WHAT THE TASK ASKS: Retype word for word the first line of the listing and each line after it up to the line with "from matplotlib.ticker import", with the pictures taken out.

____ SUPPLIED DATA

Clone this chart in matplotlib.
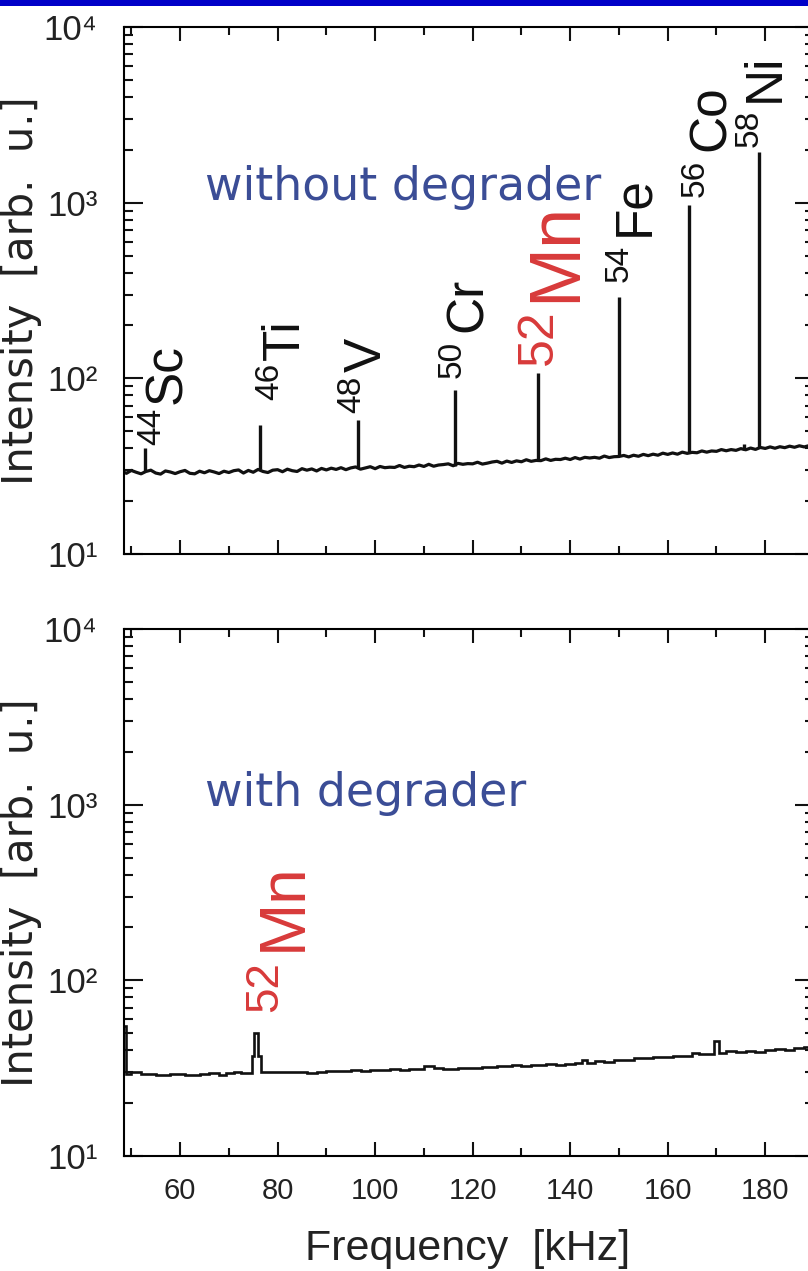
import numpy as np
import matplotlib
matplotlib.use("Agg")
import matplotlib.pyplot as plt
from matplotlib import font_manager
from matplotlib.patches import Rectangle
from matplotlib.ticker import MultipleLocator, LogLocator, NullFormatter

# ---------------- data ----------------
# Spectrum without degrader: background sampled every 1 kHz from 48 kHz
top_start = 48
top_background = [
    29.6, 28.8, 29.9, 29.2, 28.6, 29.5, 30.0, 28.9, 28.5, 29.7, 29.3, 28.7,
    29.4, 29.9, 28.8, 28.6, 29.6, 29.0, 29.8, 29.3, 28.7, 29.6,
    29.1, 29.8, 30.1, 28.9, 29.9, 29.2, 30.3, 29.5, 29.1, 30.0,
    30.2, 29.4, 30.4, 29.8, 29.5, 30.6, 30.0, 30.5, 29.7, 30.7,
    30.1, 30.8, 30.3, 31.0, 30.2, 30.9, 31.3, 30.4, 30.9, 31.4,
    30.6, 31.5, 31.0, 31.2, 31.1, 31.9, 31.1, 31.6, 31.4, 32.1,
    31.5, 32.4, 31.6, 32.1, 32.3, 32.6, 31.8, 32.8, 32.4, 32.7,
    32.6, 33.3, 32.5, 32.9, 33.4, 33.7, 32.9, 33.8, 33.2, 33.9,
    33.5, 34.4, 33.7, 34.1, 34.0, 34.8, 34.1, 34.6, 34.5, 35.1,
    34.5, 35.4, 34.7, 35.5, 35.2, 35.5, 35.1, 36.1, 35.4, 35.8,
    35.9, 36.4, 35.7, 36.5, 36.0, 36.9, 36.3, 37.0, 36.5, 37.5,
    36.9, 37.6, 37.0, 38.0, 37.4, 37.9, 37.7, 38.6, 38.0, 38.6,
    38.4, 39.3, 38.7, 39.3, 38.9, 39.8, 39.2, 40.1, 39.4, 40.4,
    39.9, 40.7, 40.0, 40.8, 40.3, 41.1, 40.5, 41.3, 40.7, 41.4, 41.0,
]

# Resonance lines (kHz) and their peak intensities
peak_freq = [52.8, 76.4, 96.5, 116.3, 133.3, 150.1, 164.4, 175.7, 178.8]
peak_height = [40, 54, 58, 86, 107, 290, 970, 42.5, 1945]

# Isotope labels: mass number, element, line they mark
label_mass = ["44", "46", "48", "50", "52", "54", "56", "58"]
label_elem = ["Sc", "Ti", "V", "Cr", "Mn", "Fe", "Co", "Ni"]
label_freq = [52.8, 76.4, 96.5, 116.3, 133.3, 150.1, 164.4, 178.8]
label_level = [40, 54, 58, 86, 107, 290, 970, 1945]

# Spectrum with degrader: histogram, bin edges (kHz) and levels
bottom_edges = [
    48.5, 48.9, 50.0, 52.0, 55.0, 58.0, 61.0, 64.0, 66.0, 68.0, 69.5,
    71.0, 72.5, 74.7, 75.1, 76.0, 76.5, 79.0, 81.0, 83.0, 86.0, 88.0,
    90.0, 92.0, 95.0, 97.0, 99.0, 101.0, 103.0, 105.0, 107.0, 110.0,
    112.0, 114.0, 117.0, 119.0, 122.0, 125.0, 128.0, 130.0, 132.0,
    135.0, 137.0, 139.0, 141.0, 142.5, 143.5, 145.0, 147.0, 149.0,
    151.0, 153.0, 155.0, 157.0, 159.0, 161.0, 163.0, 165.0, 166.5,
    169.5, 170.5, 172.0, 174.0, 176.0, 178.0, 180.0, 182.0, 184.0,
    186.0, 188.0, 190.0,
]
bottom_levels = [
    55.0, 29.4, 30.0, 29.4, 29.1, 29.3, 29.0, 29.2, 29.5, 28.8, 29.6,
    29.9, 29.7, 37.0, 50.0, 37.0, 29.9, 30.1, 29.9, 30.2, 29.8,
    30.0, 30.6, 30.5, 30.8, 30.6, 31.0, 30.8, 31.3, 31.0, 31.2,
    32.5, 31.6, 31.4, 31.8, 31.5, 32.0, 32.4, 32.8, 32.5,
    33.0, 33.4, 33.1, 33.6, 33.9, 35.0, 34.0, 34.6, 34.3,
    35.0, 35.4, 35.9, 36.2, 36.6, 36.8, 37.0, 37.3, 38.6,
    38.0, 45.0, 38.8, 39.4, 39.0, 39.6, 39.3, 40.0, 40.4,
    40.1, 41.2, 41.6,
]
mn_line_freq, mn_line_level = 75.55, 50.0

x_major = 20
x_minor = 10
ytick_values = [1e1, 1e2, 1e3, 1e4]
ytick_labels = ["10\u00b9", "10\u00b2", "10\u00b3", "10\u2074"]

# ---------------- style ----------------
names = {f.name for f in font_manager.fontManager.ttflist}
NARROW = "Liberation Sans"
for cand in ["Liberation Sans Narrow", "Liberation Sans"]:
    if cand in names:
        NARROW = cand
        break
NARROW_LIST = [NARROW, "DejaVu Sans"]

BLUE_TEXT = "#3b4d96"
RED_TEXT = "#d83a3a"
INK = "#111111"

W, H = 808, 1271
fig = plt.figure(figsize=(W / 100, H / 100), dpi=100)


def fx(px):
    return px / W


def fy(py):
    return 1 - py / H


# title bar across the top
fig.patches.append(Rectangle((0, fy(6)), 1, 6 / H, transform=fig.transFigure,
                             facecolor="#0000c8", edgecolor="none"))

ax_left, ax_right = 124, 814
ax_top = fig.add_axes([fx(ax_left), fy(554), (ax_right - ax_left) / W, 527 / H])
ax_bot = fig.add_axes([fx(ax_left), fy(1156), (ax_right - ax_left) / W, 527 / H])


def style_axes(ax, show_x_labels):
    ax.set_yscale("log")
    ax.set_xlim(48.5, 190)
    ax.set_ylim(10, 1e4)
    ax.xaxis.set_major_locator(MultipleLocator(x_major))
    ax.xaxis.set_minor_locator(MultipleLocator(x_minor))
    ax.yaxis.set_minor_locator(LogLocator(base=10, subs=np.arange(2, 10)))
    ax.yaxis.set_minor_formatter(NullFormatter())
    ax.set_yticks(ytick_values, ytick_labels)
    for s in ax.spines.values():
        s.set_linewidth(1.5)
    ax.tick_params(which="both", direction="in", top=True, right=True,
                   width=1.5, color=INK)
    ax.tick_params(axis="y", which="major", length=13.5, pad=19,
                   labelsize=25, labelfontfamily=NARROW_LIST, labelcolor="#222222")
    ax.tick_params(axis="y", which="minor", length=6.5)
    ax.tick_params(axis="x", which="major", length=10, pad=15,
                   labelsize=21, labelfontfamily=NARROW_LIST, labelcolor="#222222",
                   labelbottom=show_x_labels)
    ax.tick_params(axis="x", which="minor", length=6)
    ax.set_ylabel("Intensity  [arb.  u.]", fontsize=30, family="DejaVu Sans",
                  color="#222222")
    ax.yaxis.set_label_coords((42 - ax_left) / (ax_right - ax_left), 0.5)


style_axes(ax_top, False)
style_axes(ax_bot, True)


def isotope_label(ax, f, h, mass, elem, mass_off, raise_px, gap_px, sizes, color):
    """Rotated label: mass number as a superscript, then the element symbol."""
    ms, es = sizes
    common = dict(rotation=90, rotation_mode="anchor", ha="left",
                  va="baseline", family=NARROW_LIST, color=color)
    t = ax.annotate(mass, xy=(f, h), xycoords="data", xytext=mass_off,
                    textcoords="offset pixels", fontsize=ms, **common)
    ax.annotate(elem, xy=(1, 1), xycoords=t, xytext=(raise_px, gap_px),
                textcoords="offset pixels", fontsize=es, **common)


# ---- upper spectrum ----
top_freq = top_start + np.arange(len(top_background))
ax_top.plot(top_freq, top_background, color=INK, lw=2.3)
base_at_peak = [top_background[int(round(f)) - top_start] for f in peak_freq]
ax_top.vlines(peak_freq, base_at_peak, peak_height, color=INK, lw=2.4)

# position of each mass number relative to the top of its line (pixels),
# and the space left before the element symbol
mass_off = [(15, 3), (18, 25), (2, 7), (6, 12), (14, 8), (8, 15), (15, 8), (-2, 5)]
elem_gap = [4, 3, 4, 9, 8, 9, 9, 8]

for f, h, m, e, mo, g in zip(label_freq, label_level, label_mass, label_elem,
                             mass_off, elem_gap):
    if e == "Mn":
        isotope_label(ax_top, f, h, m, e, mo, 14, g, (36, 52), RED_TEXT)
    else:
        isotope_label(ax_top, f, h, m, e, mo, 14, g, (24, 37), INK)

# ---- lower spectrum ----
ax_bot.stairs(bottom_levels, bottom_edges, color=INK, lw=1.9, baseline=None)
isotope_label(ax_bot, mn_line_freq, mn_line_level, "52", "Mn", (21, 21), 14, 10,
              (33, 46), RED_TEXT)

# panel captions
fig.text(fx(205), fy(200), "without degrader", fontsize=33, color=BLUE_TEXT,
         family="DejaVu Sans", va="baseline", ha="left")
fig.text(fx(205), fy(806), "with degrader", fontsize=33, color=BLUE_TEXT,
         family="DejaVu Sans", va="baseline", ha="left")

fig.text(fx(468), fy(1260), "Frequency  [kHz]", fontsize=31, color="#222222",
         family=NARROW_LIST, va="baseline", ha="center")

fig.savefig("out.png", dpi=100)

________

SOLUTION TO THIS TASK:
Clone this chart in matplotlib.
import numpy as np
import matplotlib
matplotlib.use("Agg")
import matplotlib.pyplot as plt
from matplotlib import font_manager
from matplotlib.patches import Rectangle
from matplotlib.ticker import MultipleLocator, LogLocator, NullFormatter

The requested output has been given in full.